Take the example of the new ‘Press Relations’ group. This was a combination of the old News and Control divisions and hoped to secure greater co-ordination between the issue and censorship of news. A decision to merge Collecting and Administration into a ‘Co-ordination and Intelligence’ group was taken for similar reasons. Even the transformation of the Publicity division into separate ‘Publicity User’ and ‘Publicity Producer’ groups was motivated by a desire to rationalise. In fact, each change reflected an increasingly detailed planning process, and a growing belief that an official explanation of the war and campaigns to reassure the public would be needed from the outset.
The later history of the MOI is one of the partial dismantling and attempted rebuilding of this pre-war plan. A succession of infamous failings during its first months led to intense criticism and resulted in all responsibility for news and censorship being temporarily removed. However, although the MOI’s administrative history is marked by almost constant change and revision, it is notable that the structure dismantled in 1945 was remarkably similar to that envisaged in 1939 (particularly when viewed according to function).
This is best exemplified by assessing the situation that existed under Brendan Bracken (who is generally regarded as the most successful Minister to have graced the department). Bracken’s ‘Press and Censorship’ was the obvious successor of the 1939 ‘Press Relations’ group that caused so many difficulties during 1939-40, whilst his ‘Production’ and ‘Administration’ groups were also rooted in pre-war ideas. The main change had actually come earlier when the ‘Publicity Users’ group had been split into separate ‘Home’ and ‘Overseas’ departments during 1940.
Other changes can be explained by context. Thus, as the war situation had become more desperate during the summer of 1940, the MOI’s attention had turned increasingly towards Home publicity; similarly, as the military tide turned in 1942, Bracken expanded Overseas by adding a number of increasingly specialised sub-sections focused on particular geographical areas.

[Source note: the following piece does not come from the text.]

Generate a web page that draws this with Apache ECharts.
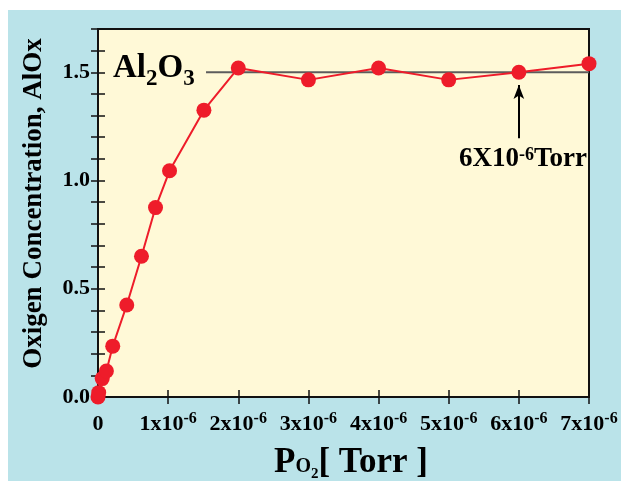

The MOI in 1945 was a composite of the structure envisaged three years earlier and the various revisions that had been made along the way. Its varied responsibilities, and the inevitable difficulties it faced, had encouraged the addition, removal and restructuring of different ‘groups’, ‘divisions’ and ‘departments’. Yet the main difference was that, after six years, the department had been able to find its feet. This was reflected in the findings of a 1944 government audit which noted that the MOI now enjoyed ‘a thoroughness and solidity, combined with flexibility and enterprise which are the hall-marks of administrative efficiency’.
Nevertheless, while this led some to call for the MOI’s activities to be retained as a function of government, the stigma associated with ‘propaganda’ remained. It was for this reason that Brendan Bracken famously urged his department to stop ‘lecturing’ and maintained that it should be wound up immediately upon the end of the war.
The eventual replacement of the MOI by the Central Office of Information (COI) in April 1946 can be regarded as a compromise. The new body demonstrated that public relations would remain but would not be responsible for initiating its own campaigns (it would instead provide technical assistance to individual departments). It was, therefore, a very different institution to that which entered into the pages of history on 31 March 1946.